WORK REQUIRED:
Write out each line word for word. Drop pictures.
— Begin DATASET RECORDS —
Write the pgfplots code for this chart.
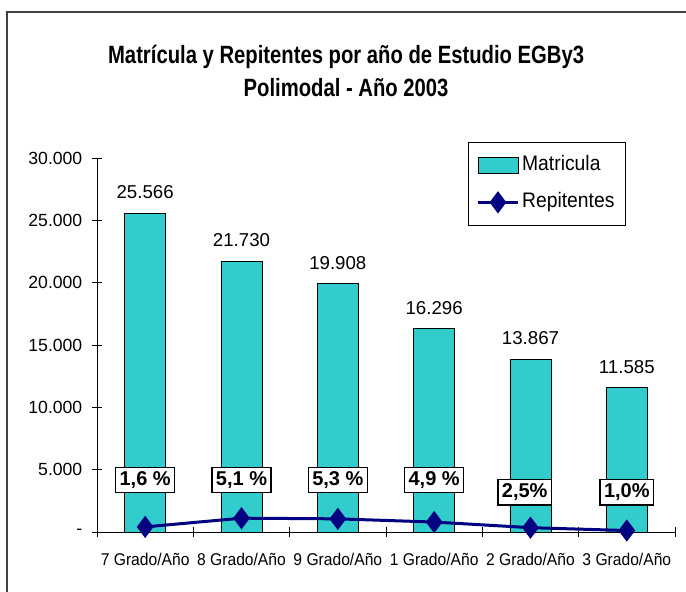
\documentclass[border=0pt]{standalone}
\usepackage{fontspec}
\setmainfont{Liberation Sans}
\newfontfamily\condfont{Liberation Sans}[FakeStretch=0.92]
\newfontfamily\titlefont{Liberation Sans}[FakeStretch=0.81]
\usepackage{pgfplots}
\pgfplotsset{compat=1.18}
\definecolor{barcol}{HTML}{33CCCC}
\definecolor{linecol}{HTML}{000080}
\begin{document}
\begin{tikzpicture}
\begin{axis}[
  at={(0,0)}, anchor=south west,
  scale only axis, width=433.5pt, height=280.5pt,
  xmin=-0.5, xmax=5.5, ymin=0, ymax=30000,
  scaled y ticks=false,
  axis x line=bottom, axis y line=left,
  axis line style={-, line width=0.6pt, black},
  xtick={-0.5,0.5,1.5,2.5,3.5,4.5,5.5},
  x tick label as interval,
  xticklabels={7 Grado/Año, 8 Grado/Año, 9 Grado/Año, 1 Grado/Año, 2 Grado/Año, 3 Grado/Año},
  ytick={0,5000,10000,15000,20000,25000,30000},
  yticklabels={{-\hspace{16pt}},5.000,10.000,15.000,20.000,25.000,30.000},
  tick align=center, major tick length=7pt,
  tick style={black, line width=0.6pt},
  xticklabel style={font=\condfont\fontsize{12.75}{14}\selectfont, yshift=-9pt},
  yticklabel style={font=\fontsize{13.2}{14}\selectfont, xshift=-4pt},
  title={Matrícula y Repitentes por año de Estudio EGBy3\\Polimodal - Año 2003},
  title style={at={(0.431,1.21)}, anchor=center, align=center,
    font=\titlefont\bfseries\fontsize{18.75}{24.75}\selectfont},
  legend style={at={(0.642,1.043)}, anchor=north west, draw=black, line width=0.6pt,
    font=\condfont\fontsize{15.75}{18}\selectfont, row sep=8.5pt,
    nodes={text height=11.5pt, text depth=3.5pt}, inner xsep=6pt, inner ysep=8pt},
  legend cell align=left,
  clip=false,
]
\addplot[ybar, bar width=30.75pt, fill=barcol, draw=black, line width=0.6pt,
  nodes near coords, point meta=explicit symbolic,
  every node near coord/.append style={font=\fontsize{14}{15}\selectfont, anchor=south, yshift=7pt},
  legend image code/.code={\draw[black, fill=barcol, line width=0.6pt] (0pt,-6pt) rectangle (30pt,6pt);}]
  coordinates {(0,25566)[25.566] (1,21730)[21.730] (2,19908)[19.908] (3,16296)[16.296] (4,13867)[13.867] (5,11585)[11.585]};
\addlegendentry{Matricula}
\addplot[linecol, line width=2.25pt, mark=diamond*, mark size=6.5pt, mark options={solid, fill=linecol},
  legend image code/.code={\draw[linecol, line width=2.25pt, mark=diamond*, mark size=6.5pt, mark options={solid, fill=linecol}, mark repeat=2, mark phase=2] plot coordinates {(0pt,0pt) (15pt,0pt) (30pt,0pt)};}]
  coordinates {(0,409) (1,1108) (2,1055) (3,798) (4,347) (5,116)};
\addlegendentry{Repitentes}
\addplot[draw=none, mark=none, forget plot, nodes near coords, point meta=explicit symbolic,
  every node near coord/.style={draw=black, fill=white, line width=1pt, anchor=center,
    font=\bfseries\fontsize{15}{15}\selectfont, text height=11pt, text depth=3pt, inner xsep=3pt, inner ysep=2.5pt}]
  coordinates {(0,4170)[1,6 \%] (1,4170)[5,1 \%] (2,4170)[5,3 \%] (3,4170)[4,9 \%] (3.94,3170)[2,5\%] (5,3170)[1,0\%]};
\end{axis}
\draw[line width=1.5pt, black!75] (-67.5pt,-100pt) |- (500pt,390pt);
\pgfresetboundingbox
\useasboundingbox (-72.75pt,-45pt) rectangle (441.75pt,399pt);
\end{tikzpicture}
\end{document}
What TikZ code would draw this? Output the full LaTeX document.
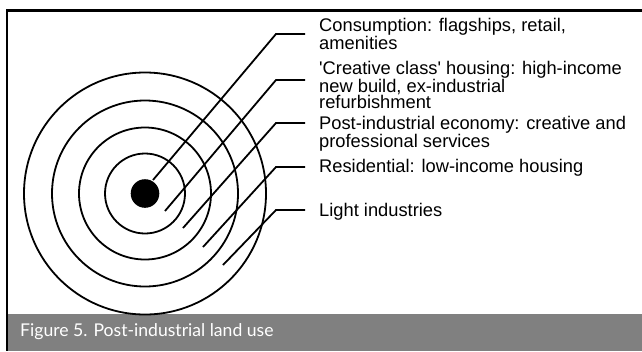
\documentclass[tikz,border=0pt]{standalone}
\usepackage{fontspec}
\setmainfont{Liberation Sans}
\newfontfamily\capfont{Lato}
\begin{document}
\begin{tikzpicture}[x=1pt,y=-1pt,
  ring/.style={draw=black,line width=1.8pt},
  leader/.style={draw=black,line width=1.8pt},
  zonelabel/.style={anchor=base west,align=left,inner sep=0pt,
    font=\fontsize{18.3}{16.6}\selectfont},
  captext/.style={anchor=base west,inner sep=0pt,text=white,
    font=\capfont\fontsize{17.6}{20}\selectfont}]
\useasboundingbox (0,0) rectangle (642,351);
% caption bar and frame
\fill[black!50] (7,313.5) rectangle (642,351);
\draw[line width=2.6pt] (642,10.5) -- (7,10.5) -- (7,351);
% concentric zones
\coordinate (c) at (145,193.5);
\draw[ring] (c) circle (40);
\draw[ring] (c) circle (66);
\draw[ring] (c) circle (93);
\draw[ring] (c) circle (121);
\fill[black] (c) circle (14.3);
% leader start points inside each zone
\coordinate (s1) at (153,180);
\coordinate (s2) at (165,211);
\coordinate (s3) at (183,228);
\coordinate (s4) at (203,247);
\coordinate (s5) at (223,265);
% elbows and free ends
\coordinate (k1) at (276,34);   \coordinate (e1) at (305,34);
\coordinate (k2) at (276,80);   \coordinate (e2) at (305,80);
\coordinate (k3) at (276,123);  \coordinate (e3) at (305,123);
\coordinate (k4) at (276,167);  \coordinate (e4) at (305,167);
\coordinate (k5) at (276,210);  \coordinate (e5) at (305,210);
\foreach \i in {1,...,5}{\draw[leader] (s\i) -- (k\i) -- (e\i);}
% zone labels (base anchor sits on the last line)
\node[zonelabel] (l1) at (319,49.9) {Consumption: flagships, retail,\\amenities};
\node[zonelabel] (l2) at (319,108.7) {\textquotesingle Creative class\textquotesingle{} housing: high-income\\new build, ex-industrial\\refurbishment};
\node[zonelabel] (l3) at (319,147.5) {Post-industrial economy: creative and\\professional services};
\node[zonelabel] (l4) at (319,172) {Residential: low-income housing};
\node[zonelabel] (l5) at (319,216.5) {Light industries};
% caption
\node[captext] (cap) at (20,336) {Figure 5. Post-industrial land use};
\end{tikzpicture}
\end{document}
— End DATASET RECORDS —
THE RESPONSE:
Write the pgfplots code for this chart.
\documentclass[border=0pt]{standalone}
\usepackage{fontspec}
\setmainfont{Liberation Sans}
\newfontfamily\condfont{Liberation Sans}[FakeStretch=0.92]
\newfontfamily\titlefont{Liberation Sans}[FakeStretch=0.81]
\usepackage{pgfplots}
\pgfplotsset{compat=1.18}
\definecolor{barcol}{HTML}{33CCCC}
\definecolor{linecol}{HTML}{000080}
\begin{document}
\begin{tikzpicture}
\begin{axis}[
  at={(0,0)}, anchor=south west,
  scale only axis, width=433.5pt, height=280.5pt,
  xmin=-0.5, xmax=5.5, ymin=0, ymax=30000,
  scaled y ticks=false,
  axis x line=bottom, axis y line=left,
  axis line style={-, line width=0.6pt, black},
  xtick={-0.5,0.5,1.5,2.5,3.5,4.5,5.5},
  x tick label as interval,
  xticklabels={7 Grado/Año, 8 Grado/Año, 9 Grado/Año, 1 Grado/Año, 2 Grado/Año, 3 Grado/Año},
  ytick={0,5000,10000,15000,20000,25000,30000},
  yticklabels={{-\hspace{16pt}},5.000,10.000,15.000,20.000,25.000,30.000},
  tick align=center, major tick length=7pt,
  tick style={black, line width=0.6pt},
  xticklabel style={font=\condfont\fontsize{12.75}{14}\selectfont, yshift=-9pt},
  yticklabel style={font=\fontsize{13.2}{14}\selectfont, xshift=-4pt},
  title={Matrícula y Repitentes por año de Estudio EGBy3\\Polimodal - Año 2003},
  title style={at={(0.431,1.21)}, anchor=center, align=center,
    font=\titlefont\bfseries\fontsize{18.75}{24.75}\selectfont},
  legend style={at={(0.642,1.043)}, anchor=north west, draw=black, line width=0.6pt,
    font=\condfont\fontsize{15.75}{18}\selectfont, row sep=8.5pt,
    nodes={text height=11.5pt, text depth=3.5pt}, inner xsep=6pt, inner ysep=8pt},
  legend cell align=left,
  clip=false,
]
\addplot[ybar, bar width=30.75pt, fill=barcol, draw=black, line width=0.6pt,
  nodes near coords, point meta=explicit symbolic,
  every node near coord/.append style={font=\fontsize{14}{15}\selectfont, anchor=south, yshift=7pt},
  legend image code/.code={\draw[black, fill=barcol, line width=0.6pt] (0pt,-6pt) rectangle (30pt,6pt);}]
  coordinates {(0,25566)[25.566] (1,21730)[21.730] (2,19908)[19.908] (3,16296)[16.296] (4,13867)[13.867] (5,11585)[11.585]};
\addlegendentry{Matricula}
\addplot[linecol, line width=2.25pt, mark=diamond*, mark size=6.5pt, mark options={solid, fill=linecol},
  legend image code/.code={\draw[linecol, line width=2.25pt, mark=diamond*, mark size=6.5pt, mark options={solid, fill=linecol}, mark repeat=2, mark phase=2] plot coordinates {(0pt,0pt) (15pt,0pt) (30pt,0pt)};}]
  coordinates {(0,409) (1,1108) (2,1055) (3,798) (4,347) (5,116)};
\addlegendentry{Repitentes}
\addplot[draw=none, mark=none, forget plot, nodes near coords, point meta=explicit symbolic,
  every node near coord/.style={draw=black, fill=white, line width=1pt, anchor=center,
    font=\bfseries\fontsize{15}{15}\selectfont, text height=11pt, text depth=3pt, inner xsep=3pt, inner ysep=2.5pt}]
  coordinates {(0,4170)[1,6 \%] (1,4170)[5,1 \%] (2,4170)[5,3 \%] (3,4170)[4,9 \%] (3.94,3170)[2,5\%] (5,3170)[1,0\%]};
\end{axis}
\draw[line width=1.5pt, black!75] (-67.5pt,-100pt) |- (500pt,390pt);
\pgfresetboundingbox
\useasboundingbox (-72.75pt,-45pt) rectangle (441.75pt,399pt);
\end{tikzpicture}
\end{document}
What TikZ code would draw this? Output the full LaTeX document.
\documentclass[tikz,border=0pt]{standalone}
\usepackage{fontspec}
\setmainfont{Liberation Sans}
\newfontfamily\capfont{Lato}
\begin{document}
\begin{tikzpicture}[x=1pt,y=-1pt,
  ring/.style={draw=black,line width=1.8pt},
  leader/.style={draw=black,line width=1.8pt},
  zonelabel/.style={anchor=base west,align=left,inner sep=0pt,
    font=\fontsize{18.3}{16.6}\selectfont},
  captext/.style={anchor=base west,inner sep=0pt,text=white,
    font=\capfont\fontsize{17.6}{20}\selectfont}]
\useasboundingbox (0,0) rectangle (642,351);
% caption bar and frame
\fill[black!50] (7,313.5) rectangle (642,351);
\draw[line width=2.6pt] (642,10.5) -- (7,10.5) -- (7,351);
% concentric zones
\coordinate (c) at (145,193.5);
\draw[ring] (c) circle (40);
\draw[ring] (c) circle (66);
\draw[ring] (c) circle (93);
\draw[ring] (c) circle (121);
\fill[black] (c) circle (14.3);
% leader start points inside each zone
\coordinate (s1) at (153,180);
\coordinate (s2) at (165,211);
\coordinate (s3) at (183,228);
\coordinate (s4) at (203,247);
\coordinate (s5) at (223,265);
% elbows and free ends
\coordinate (k1) at (276,34);   \coordinate (e1) at (305,34);
\coordinate (k2) at (276,80);   \coordinate (e2) at (305,80);
\coordinate (k3) at (276,123);  \coordinate (e3) at (305,123);
\coordinate (k4) at (276,167);  \coordinate (e4) at (305,167);
\coordinate (k5) at (276,210);  \coordinate (e5) at (305,210);
\foreach \i in {1,...,5}{\draw[leader] (s\i) -- (k\i) -- (e\i);}
% zone labels (base anchor sits on the last line)
\node[zonelabel] (l1) at (319,49.9) {Consumption: flagships, retail,\\amenities};
\node[zonelabel] (l2) at (319,108.7) {\textquotesingle Creative class\textquotesingle{} housing: high-income\\new build, ex-industrial\\refurbishment};
\node[zonelabel] (l3) at (319,147.5) {Post-industrial economy: creative and\\professional services};
\node[zonelabel] (l4) at (319,172) {Residential: low-income housing};
\node[zonelabel] (l5) at (319,216.5) {Light industries};
% caption
\node[captext] (cap) at (20,336) {Figure 5. Post-industrial land use};
\end{tikzpicture}
\end{document}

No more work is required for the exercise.